In college, one of my professors (Sociology) told our class that almost any product has one of two to five manufacturers. Pick a product: TP, car, shampoo, trash bags, candy. Any product. The number of manufacturers making that product is between two and five. (Test Yourself: name more than 3 brands of anything.) Which means you're likely to find coupons for those major manufacturers' products regularly. Smaller companies, such as Earth's Best (I like their toddler foods and diapers), don't put out coupons, usually. But the large companies put out so many it's easy to create a large stockpile in just a few months.
My question is: Why would you want to?
No one needs 500 rolls of toilet paper in a basement storehouse, unless they’re running a mid-size business, or selling the excess to neighbors and eBayers. I actually wonder if many of TLC's Extremists are actually running small neighborhood stores out of their homes. It's assured no one needs 1000 razors to last them until the next big sale. A three-month supply is plenty for dry goods, a three-week supply is plenty for foods. Meat goes bad even in the freezer after 3 months. Why keep 12 years of detergent when you’ll be moving on from college in a few years? Why paint “The Joneses’ Store” on the door to your hoard of freebies? Why does the show’s announcer refer to these hoards as “minit-marts” and “in-home stores”? Hmmm.

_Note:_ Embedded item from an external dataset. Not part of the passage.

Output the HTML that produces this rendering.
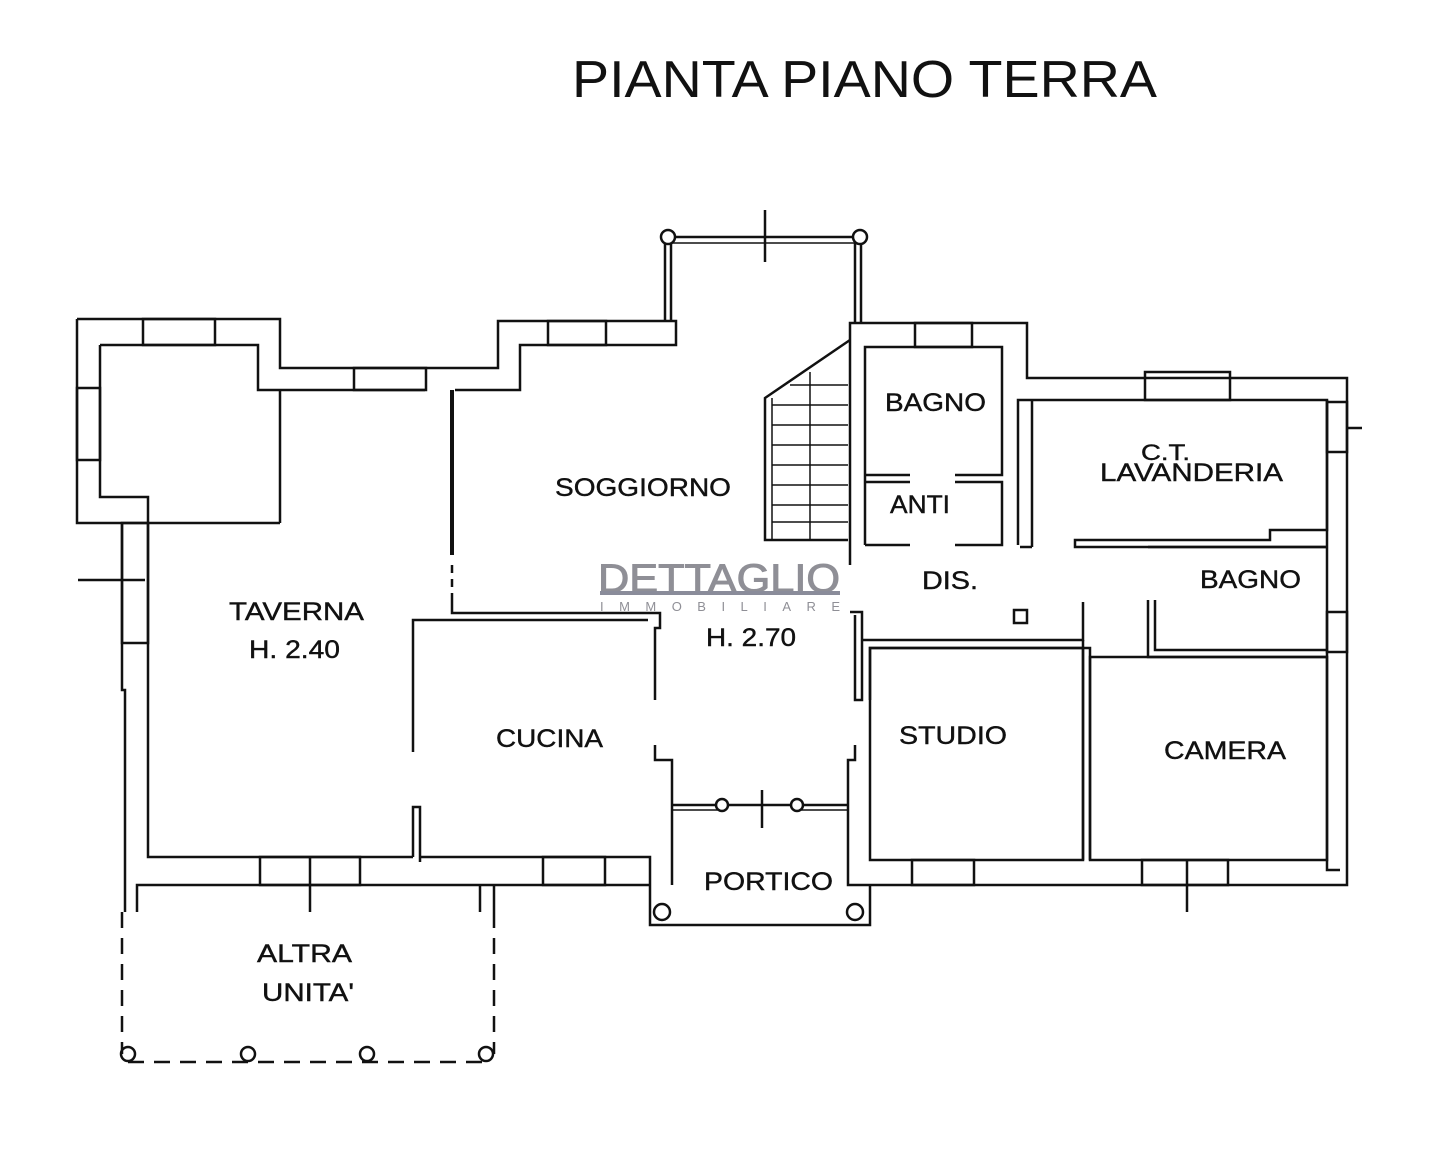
<!DOCTYPE html>
<html><head><meta charset="utf-8"><style>
html,body{margin:0;padding:0;background:#fff;}
svg{display:block;}
text{font-family:"Liberation Sans",sans-serif;fill:#111;}
</style></head><body>
<svg width="1451" height="1173" viewBox="0 0 1451 1173" xmlns="http://www.w3.org/2000/svg">
<rect width="1451" height="1173" fill="#fff"/>
<text x="572" y="97" font-size="52" textLength="585" lengthAdjust="spacingAndGlyphs">PIANTA PIANO TERRA</text>

<g fill="none" stroke="#111" stroke-width="2.5">
<!-- left block -->
<polyline points="77,319 280,319 280,368 498,368 498,321 676,321 676,345 520,345 520,390 455,390"/>
<polyline points="77,319 77,523 148,523"/>
<polyline points="100,345 258,345 258,390 425,390"/>
<polyline points="100,345 100,497 148,497 148,857 413,857"/>
<line x1="148" y1="523" x2="280" y2="523"/>
<line x1="280" y1="390" x2="280" y2="523"/>
<rect x="143" y="319" width="72" height="26"/>
<rect x="354" y="368" width="72" height="22"/>
<rect x="548" y="321" width="58" height="24"/>
<rect x="77" y="388" width="23" height="72"/>
<polyline points="122,523 122,690 125,690 125,912"/>
<polyline points="137,912 137,885 650,885"/>
<rect x="260" y="857" width="100" height="28"/>
<line x1="310" y1="857" x2="310" y2="912"/>
<rect x="543" y="857" width="62" height="28"/>
<line x1="78" y1="580" x2="145" y2="580"/>
<rect x="122" y="523" width="26" height="120"/>
<!-- partition taverna/soggiorno -->
<line x1="452" y1="390" x2="452" y2="555" stroke-width="4"/>
<line x1="452" y1="565" x2="452" y2="600" stroke-dasharray="8,6"/>
<polyline points="452,600 452,613 660,613 660,628 655,628 655,700"/>
<polyline points="413,752 413,620 648,620"/>
<polyline points="420,862 420,807 413,807 413,857"/>
<polyline points="420,857 650,857 650,885"/>
<polyline points="655,745 655,760 672,760 672,885"/>
<!-- bay top -->
<line x1="668" y1="237" x2="860" y2="237"/>
<line x1="668" y1="243" x2="860" y2="243" stroke-width="1.5"/>
<line x1="665" y1="243" x2="665" y2="321"/>
<line x1="671" y1="243" x2="671" y2="321"/>
<line x1="855" y1="243" x2="855" y2="323"/>
<line x1="861" y1="243" x2="861" y2="323"/>
<line x1="765" y1="210" x2="765" y2="262"/>
<circle cx="668" cy="237" r="7" fill="#fff"/>
<circle cx="860" cy="237" r="7" fill="#fff"/>
<!-- stairs -->
<polyline points="850,340 765,398 765,540 848,540"/>
<line x1="810" y1="372" x2="810" y2="540" stroke-width="1.5"/>
<g stroke-width="1.5">
<line x1="772" y1="405" x2="848" y2="405"/><line x1="772" y1="425" x2="848" y2="425"/>
<line x1="772" y1="445" x2="848" y2="445"/><line x1="772" y1="465" x2="848" y2="465"/>
<line x1="772" y1="485" x2="848" y2="485"/><line x1="772" y1="505" x2="848" y2="505"/>
<line x1="772" y1="522" x2="848" y2="522"/><line x1="790" y1="385" x2="848" y2="385"/>
<line x1="772" y1="398" x2="772" y2="540"/>
</g>
<!-- right block -->
<polyline points="850,565 850,323 1027,323 1027,378 1347,378 1347,870"/>
<polyline points="865,545 865,347 1002,347 1002,475 955,475"/>
<polyline points="865,475 910,475"/>
<polyline points="865,482 910,482"/><polyline points="955,482 1002,482 1002,545 955,545"/>
<polyline points="865,545 910,545"/>
<rect x="915" y="323" width="57" height="24"/>
<rect x="1145" y="372" width="85" height="28"/>
<polyline points="1018,545 1018,400 1327,400 1327,530 1270,530 1270,540 1075,540 1075,547 1085,547"/>
<line x1="1032" y1="547" x2="1032" y2="400"/>
<line x1="1020" y1="547" x2="1032" y2="547"/>
<polyline points="1085,547 1327,547"/>
<polyline points="1327,400 1327,870 1340,870"/>
<rect x="1327" y="402" width="20" height="50"/>
<line x1="1347" y1="428" x2="1362" y2="428"/>
<rect x="1327" y="612" width="20" height="40"/>
<polyline points="1148,600 1148,657 1327,657"/>
<polyline points="1155,600 1155,650 1327,650"/>
<polyline points="1148,547 1327,547"/>
<!-- studio / camera -->
<polyline points="850,612 862,612 862,700 855,700 855,615"/>
<polyline points="862,640 1083,640 1083,602"/>
<polyline points="870,700 870,648 1090,648 1090,860"/>
<polyline points="1083,640 1083,860"/>
<rect x="870" y="648" width="213" height="212"/>
<rect x="1090" y="657" width="237" height="203"/>
<polyline points="855,745 855,760 848,760 848,885 1347,885 1347,870"/>
<rect x="912" y="860" width="62" height="25"/>
<rect x="1142" y="860" width="86" height="25"/>
<line x1="1187" y1="860" x2="1187" y2="912"/>
<rect x="1014" y="610" width="13" height="13"/>
<!-- portico -->
<line x1="672" y1="805" x2="722" y2="805"/><line x1="672" y1="810" x2="722" y2="810" stroke-width="1.5"/>
<line x1="722" y1="805" x2="797" y2="805"/>
<line x1="797" y1="805" x2="848" y2="805"/><line x1="797" y1="810" x2="848" y2="810" stroke-width="1.5"/>
<line x1="762" y1="790" x2="762" y2="828"/>
<circle cx="722" cy="805" r="6" fill="#fff"/>
<circle cx="797" cy="805" r="6" fill="#fff"/>
<polyline points="650,885 650,925 870,925 870,885"/>
<circle cx="662" cy="912" r="8"/>
<circle cx="855" cy="912" r="8"/>
<!-- altra unita -->
<g stroke-dasharray="16,10">
<line x1="122" y1="912" x2="122" y2="1054"/>
<line x1="494" y1="912" x2="494" y2="1054"/>
<line x1="128" y1="1062" x2="486" y2="1062"/>
</g>
<line x1="480" y1="885" x2="480" y2="912"/>
<line x1="494" y1="885" x2="494" y2="912"/>
<circle cx="128" cy="1054" r="7"/><circle cx="248" cy="1054" r="7"/>
<circle cx="367" cy="1054" r="7"/><circle cx="486" cy="1054" r="7"/>
</g>

<!-- watermark -->
<text x="598" y="592" font-size="40" style="fill:#8f8f96;stroke:#8f8f96;stroke-width:1" textLength="242" lengthAdjust="spacingAndGlyphs">DETTAGLIO</text>
<rect x="600" y="591" width="240" height="4" fill="#8a8c9a"/>
<text x="600" y="611" font-size="13" style="fill:#8f8f96" textLength="240" lengthAdjust="spacing">IMMOBILIARE</text>

<g font-size="25" style="stroke:#111;stroke-width:0.4" lengthAdjust="spacingAndGlyphs">
<text x="555" y="496" textLength="176" lengthAdjust="spacingAndGlyphs">SOGGIORNO</text>
<text x="229" y="620" textLength="135" lengthAdjust="spacingAndGlyphs">TAVERNA</text>
<text x="249" y="658" textLength="91" lengthAdjust="spacingAndGlyphs">H. 2.40</text>
<text x="706" y="646" textLength="90" lengthAdjust="spacingAndGlyphs">H. 2.70</text>
<text x="496" y="747" textLength="107" lengthAdjust="spacingAndGlyphs">CUCINA</text>
<text x="885" y="411" textLength="101" lengthAdjust="spacingAndGlyphs">BAGNO</text>
<text x="890" y="513" textLength="60" lengthAdjust="spacingAndGlyphs">ANTI</text>
<text x="1141" y="460" font-size="22" textLength="49" lengthAdjust="spacingAndGlyphs">C.T.</text>
<text x="1100" y="481" textLength="183" lengthAdjust="spacingAndGlyphs">LAVANDERIA</text>
<text x="1200" y="588" textLength="101" lengthAdjust="spacingAndGlyphs">BAGNO</text>
<text x="922" y="589" textLength="56" lengthAdjust="spacingAndGlyphs">DIS.</text>
<text x="899" y="744" textLength="108" lengthAdjust="spacingAndGlyphs">STUDIO</text>
<text x="1164" y="759" textLength="122" lengthAdjust="spacingAndGlyphs">CAMERA</text>
<text x="704" y="890" textLength="129" lengthAdjust="spacingAndGlyphs">PORTICO</text>
<text x="257" y="962" textLength="95" lengthAdjust="spacingAndGlyphs">ALTRA</text>
<text x="262" y="1001" textLength="92" lengthAdjust="spacingAndGlyphs">UNITA'</text>
</g>
</svg>
</body></html>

Zen Couponing means keeping it small, manageable, organized, and still save half off goods you normally buy without devoting a room of your house to it. If you have the room for a store in your home -- a huge pantry, a large unused utility room, an empty bedroom -- go for it. Most of us would rather use the space.
The Extremists remind me of the Steven Wright joke: “You can’t have everything. Where would you put it?”